李繁扮演的鬼大多需要半臉或全臉上妝,每天至少十二個小時頂著那些類似油漆的化妝品,「時間久了就會長痘,但還會繼續上妝」。
可能是因為年輕,臉部自愈能力好,他並不理會那些痘痘,任它們自生自滅。
長藤鬼校里的每個人都很年輕,最小的只有17歲,最大的也才23歲。
李繁就是最小的那個。他同時也是資歷最小的——當扮鬼師才半年。在這兒之前他是餐飲店裡做後廚的。
15歲輟學以後聽說做後廚很掙錢他就去了,「後來覺得那裡不適合自己」。再後來朋友介紹他去長藤鬼校,那個時候長藤鬼校剛在西安落地不久,正缺人,他覺得好玩就報名參加扮鬼師的培訓。
培訓半年以後,他就成為了一名正式的扮鬼師。
這裡的每個人都和李繁有著相似的經歷:不愛學習,早早輟學,打工,轉而當扮鬼師。
店裡資歷最老的是遇孟清,他從延安到成都,又從成都到西安,當了四年扮鬼師,初中就輟學,如今也才20歲;他們店長21歲,也是初中輟學。
因為年齡相似、經歷相似,所以他們「玩得來,沒什麼勾心鬥角,都是兄弟」。
「之前有一個差不多30歲的人來當扮鬼師,不到半年就走了,因為覺得跟我們聊不來,沒有共同話題。」李繁聽同事說過這個人,這是在他來當扮鬼師之前的事。

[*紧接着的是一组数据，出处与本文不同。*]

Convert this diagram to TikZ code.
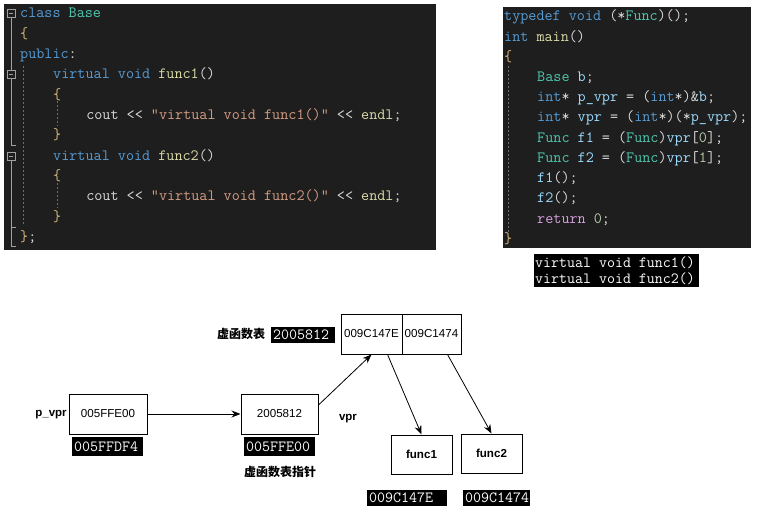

實際上,長藤鬼校本身就是個年輕的企業,「我們公司老總才26歲」遇孟清有些自豪地說,「來玩的也是年輕人多」,從初中到大學各個階段的學生是他們的主要顧客。
這些年輕的玩家,尤其是女生,過後都會找扮鬼師合影或者要微信,「給不給看情況」。
李繁是很受喜愛的一個扮鬼師,這種被喜歡的感覺讓他有種奇怪的成就感,「感覺像明星一樣」。
說到這兒他有些感概,「以前在學校的時候,女生都不喜歡我們這種不愛學習愛鬧事的」。
可能那些女生也沒想到,這些她們喜歡的扮鬼師也是她們曾經討厭的學校里的「壞孩子」。
「好玩」是李繁對這份工作的形容,但這種好玩的感覺會持續多久他也不知道。「有人做一兩年之後就走了,有的做時間長了就可以回總部當培訓師。」
這份工作他會做多久,以後的目標是什麼,李繁都「沒想那麼多」。